> Prompt
Take the material below and retype it in full; pictures are left out.
[Collected material start]
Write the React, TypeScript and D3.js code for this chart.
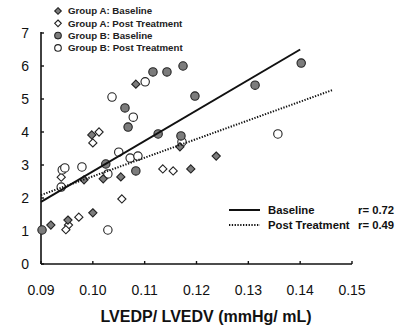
import React from "react";
import * as d3 from "d3";

const xTicks = [0.09, 0.1, 0.11, 0.12, 0.13, 0.14, 0.15];
const yTicks = [0, 1, 2, 3, 4, 5, 6, 7];

const groupABaseline: [number, number][] = [
  [0.1083, 5.45], [0.0998, 3.91], [0.0983, 2.55], [0.102, 2.58], [0.1054, 2.64],
  [0.1168, 3.55], [0.1189, 2.88], [0.1238, 3.27], [0.1, 1.55], [0.0952, 1.33], [0.0919, 1.18],
];
const groupAPost: [number, number][] = [
  [0.1012, 4.0], [0.1, 3.67], [0.1135, 2.88], [0.1155, 2.82], [0.1056, 1.97],
  [0.0973, 1.42], [0.0953, 1.18], [0.0948, 1.04], [0.0939, 2.63],
];
const groupBBaseline: [number, number][] = [
  [0.1116, 5.82], [0.1143, 5.82], [0.1174, 6.0], [0.1197, 5.09], [0.1062, 4.73],
  [0.1068, 4.15], [0.1126, 3.94], [0.117, 3.88], [0.1025, 3.03], [0.1083, 2.82],
  [0.1313, 5.42], [0.1402, 6.09], [0.0902, 1.03],
];
const groupBPost: [number, number][] = [
  [0.1101, 5.52], [0.1037, 5.06], [0.1078, 4.45], [0.1172, 3.7], [0.105, 3.39],
  [0.1072, 3.21], [0.1087, 3.27], [0.1029, 2.73], [0.0979, 2.94], [0.0941, 2.85],
  [0.0946, 2.91], [0.0939, 2.33], [0.1029, 1.03], [0.1357, 3.94],
];
const baselineFit: [number, number][] = [[0.09, 1.88], [0.14, 6.5]];
const postFit: [number, number][] = [[0.09, 2.09], [0.1462, 5.27]];

const legendGroups = [
  "Group A: Baseline",
  "Group A: Post Treatment",
  "Group B: Baseline",
  "Group B: Post Treatment",
];
const fitLegend = [
  { name: "Baseline", r: "r= 0.72" },
  { name: "Post Treatment", r: "r= 0.49" },
];

const GRAY = "#7c7c7c";
const STROKE = "#222";
const FONT = "'Liberation Sans', Arial, sans-serif";

function Diamond({ x, y, filled, s = 4.1 }: { x: number; y: number; filled: boolean; s?: number }) {
  const p = `M${x},${y - s}L${x + s},${y}L${x},${y + s}L${x - s},${y}Z`;
  return <path d={p} fill={filled ? GRAY : "#fff"} stroke={STROKE} strokeWidth={1.1} />;
}
function Circle({ x, y, filled, r = 4.2 }: { x: number; y: number; filled: boolean; r?: number }) {
  return <circle cx={x} cy={y} r={r} fill={filled ? GRAY : "#fff"} stroke={STROKE} strokeWidth={1.1} />;
}

export default function App() {
  const x = d3.scaleLinear().domain([0.09, 0.15]).range([41, 352]);
  const y = d3.scaleLinear().domain([0, 7]).range([264, 33]);
  const line = d3.line<[number, number]>().x((d) => x(d[0])).y((d) => y(d[1]));

  return (
    <svg width={402} height={325} style={{ position: "absolute", left: 0, top: 0, background: "#fff" }} fontFamily={FONT}>
      {/* axes */}
      <line x1={41} x2={41} y1={y(7) - 1} y2={y(0)} stroke="#111" strokeWidth={1.6} />
      <line x1={41} x2={x(0.15)} y1={y(0)} y2={y(0)} stroke="#111" strokeWidth={1.6} />
      {yTicks.map((t) => (
        <g key={"y" + t}>
          <line x1={41} x2={44} y1={y(t)} y2={y(t)} stroke="#111" strokeWidth={1.4} />
          <text x={29} y={y(t)} dy="0.36em" textAnchor="end" fontSize={14} fill="#111">
            {t}
          </text>
        </g>
      ))}
      {xTicks.map((t) => (
        <g key={"x" + t}>
          <line x1={x(t)} x2={x(t)} y1={y(0)} y2={y(0) - 3} stroke="#111" strokeWidth={1.4} />
          <text x={x(t)} y={295} textAnchor="middle" fontSize={14} fill="#111">
            {t.toFixed(2)}
          </text>
        </g>
      ))}
      <text x={206} y={322} textAnchor="middle" fontSize={16} fontWeight="bold" fill="#111">
        LVEDP/ LVEDV (mmHg/ mL)
      </text>

      {/* points */}
      {groupAPost.map((d, i) => <Diamond key={"ap" + i} x={x(d[0])} y={y(d[1])} filled={false} />)}
      {groupBPost.map((d, i) => <Circle key={"bp" + i} x={x(d[0])} y={y(d[1])} filled={false} />)}
      {groupABaseline.map((d, i) => <Diamond key={"ab" + i} x={x(d[0])} y={y(d[1])} filled={true} />)}
      {groupBBaseline.map((d, i) => <Circle key={"bb" + i} x={x(d[0])} y={y(d[1])} filled={true} />)}

      {/* fits */}
      <path d={line(baselineFit) || ""} fill="none" stroke="#111" strokeWidth={2} />
      <path d={line(postFit) || ""} fill="none" stroke="#111" strokeWidth={2} strokeDasharray="1.3,1.5" />

      {/* group legend */}
      {legendGroups.map((g, i) => {
        const cy = 11 + i * 12.3;
        const filled = i % 2 === 0;
        return (
          <g key={g}>
            {i < 2 ? <Diamond x={58} y={cy} filled={filled} s={3.3} /> : <Circle x={58} y={cy} filled={filled} r={3.3} />}
            <text x={68} y={cy} dy="0.35em" fontSize={9.7} fontWeight="bold" fill="#222">
              {g}
            </text>
          </g>
        );
      })}

      {/* fit legend */}
      {fitLegend.map((f, i) => {
        const cy = 210 + i * 15;
        return (
          <g key={f.name}>
            <line x1={229} x2={260} y1={cy} y2={cy} stroke="#111" strokeWidth={i === 0 ? 2 : 1.8}
              strokeDasharray={i === 0 ? undefined : "1.3,1.5"} />
            <text x={268} y={cy} dy="0.36em" fontSize={11.3} fontWeight="bold" fill="#111">{f.name}</text>
            <text x={358} y={cy} dy="0.36em" fontSize={11.3} fontWeight="bold" fill="#111">{f.r}</text>
          </g>
        );
      })}
    </svg>
  );
}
[Collected material end]
> Answer to the exercise
Write the React, TypeScript and D3.js code for this chart.
import React from "react";
import * as d3 from "d3";

const xTicks = [0.09, 0.1, 0.11, 0.12, 0.13, 0.14, 0.15];
const yTicks = [0, 1, 2, 3, 4, 5, 6, 7];

const groupABaseline: [number, number][] = [
  [0.1083, 5.45], [0.0998, 3.91], [0.0983, 2.55], [0.102, 2.58], [0.1054, 2.64],
  [0.1168, 3.55], [0.1189, 2.88], [0.1238, 3.27], [0.1, 1.55], [0.0952, 1.33], [0.0919, 1.18],
];
const groupAPost: [number, number][] = [
  [0.1012, 4.0], [0.1, 3.67], [0.1135, 2.88], [0.1155, 2.82], [0.1056, 1.97],
  [0.0973, 1.42], [0.0953, 1.18], [0.0948, 1.04], [0.0939, 2.63],
];
const groupBBaseline: [number, number][] = [
  [0.1116, 5.82], [0.1143, 5.82], [0.1174, 6.0], [0.1197, 5.09], [0.1062, 4.73],
  [0.1068, 4.15], [0.1126, 3.94], [0.117, 3.88], [0.1025, 3.03], [0.1083, 2.82],
  [0.1313, 5.42], [0.1402, 6.09], [0.0902, 1.03],
];
const groupBPost: [number, number][] = [
  [0.1101, 5.52], [0.1037, 5.06], [0.1078, 4.45], [0.1172, 3.7], [0.105, 3.39],
  [0.1072, 3.21], [0.1087, 3.27], [0.1029, 2.73], [0.0979, 2.94], [0.0941, 2.85],
  [0.0946, 2.91], [0.0939, 2.33], [0.1029, 1.03], [0.1357, 3.94],
];
const baselineFit: [number, number][] = [[0.09, 1.88], [0.14, 6.5]];
const postFit: [number, number][] = [[0.09, 2.09], [0.1462, 5.27]];

const legendGroups = [
  "Group A: Baseline",
  "Group A: Post Treatment",
  "Group B: Baseline",
  "Group B: Post Treatment",
];
const fitLegend = [
  { name: "Baseline", r: "r= 0.72" },
  { name: "Post Treatment", r: "r= 0.49" },
];

const GRAY = "#7c7c7c";
const STROKE = "#222";
const FONT = "'Liberation Sans', Arial, sans-serif";

function Diamond({ x, y, filled, s = 4.1 }: { x: number; y: number; filled: boolean; s?: number }) {
  const p = `M${x},${y - s}L${x + s},${y}L${x},${y + s}L${x - s},${y}Z`;
  return <path d={p} fill={filled ? GRAY : "#fff"} stroke={STROKE} strokeWidth={1.1} />;
}
function Circle({ x, y, filled, r = 4.2 }: { x: number; y: number; filled: boolean; r?: number }) {
  return <circle cx={x} cy={y} r={r} fill={filled ? GRAY : "#fff"} stroke={STROKE} strokeWidth={1.1} />;
}

export default function App() {
  const x = d3.scaleLinear().domain([0.09, 0.15]).range([41, 352]);
  const y = d3.scaleLinear().domain([0, 7]).range([264, 33]);
  const line = d3.line<[number, number]>().x((d) => x(d[0])).y((d) => y(d[1]));

  return (
    <svg width={402} height={325} style={{ position: "absolute", left: 0, top: 0, background: "#fff" }} fontFamily={FONT}>
      {/* axes */}
      <line x1={41} x2={41} y1={y(7) - 1} y2={y(0)} stroke="#111" strokeWidth={1.6} />
      <line x1={41} x2={x(0.15)} y1={y(0)} y2={y(0)} stroke="#111" strokeWidth={1.6} />
      {yTicks.map((t) => (
        <g key={"y" + t}>
          <line x1={41} x2={44} y1={y(t)} y2={y(t)} stroke="#111" strokeWidth={1.4} />
          <text x={29} y={y(t)} dy="0.36em" textAnchor="end" fontSize={14} fill="#111">
            {t}
          </text>
        </g>
      ))}
      {xTicks.map((t) => (
        <g key={"x" + t}>
          <line x1={x(t)} x2={x(t)} y1={y(0)} y2={y(0) - 3} stroke="#111" strokeWidth={1.4} />
          <text x={x(t)} y={295} textAnchor="middle" fontSize={14} fill="#111">
            {t.toFixed(2)}
          </text>
        </g>
      ))}
      <text x={206} y={322} textAnchor="middle" fontSize={16} fontWeight="bold" fill="#111">
        LVEDP/ LVEDV (mmHg/ mL)
      </text>

      {/* points */}
      {groupAPost.map((d, i) => <Diamond key={"ap" + i} x={x(d[0])} y={y(d[1])} filled={false} />)}
      {groupBPost.map((d, i) => <Circle key={"bp" + i} x={x(d[0])} y={y(d[1])} filled={false} />)}
      {groupABaseline.map((d, i) => <Diamond key={"ab" + i} x={x(d[0])} y={y(d[1])} filled={true} />)}
      {groupBBaseline.map((d, i) => <Circle key={"bb" + i} x={x(d[0])} y={y(d[1])} filled={true} />)}

      {/* fits */}
      <path d={line(baselineFit) || ""} fill="none" stroke="#111" strokeWidth={2} />
      <path d={line(postFit) || ""} fill="none" stroke="#111" strokeWidth={2} strokeDasharray="1.3,1.5" />

      {/* group legend */}
      {legendGroups.map((g, i) => {
        const cy = 11 + i * 12.3;
        const filled = i % 2 === 0;
        return (
          <g key={g}>
            {i < 2 ? <Diamond x={58} y={cy} filled={filled} s={3.3} /> : <Circle x={58} y={cy} filled={filled} r={3.3} />}
            <text x={68} y={cy} dy="0.35em" fontSize={9.7} fontWeight="bold" fill="#222">
              {g}
            </text>
          </g>
        );
      })}

      {/* fit legend */}
      {fitLegend.map((f, i) => {
        const cy = 210 + i * 15;
        return (
          <g key={f.name}>
            <line x1={229} x2={260} y1={cy} y2={cy} stroke="#111" strokeWidth={i === 0 ? 2 : 1.8}
              strokeDasharray={i === 0 ? undefined : "1.3,1.5"} />
            <text x={268} y={cy} dy="0.36em" fontSize={11.3} fontWeight="bold" fill="#111">{f.name}</text>
            <text x={358} y={cy} dy="0.36em" fontSize={11.3} fontWeight="bold" fill="#111">{f.r}</text>
          </g>
        );
      })}
    </svg>
  );
}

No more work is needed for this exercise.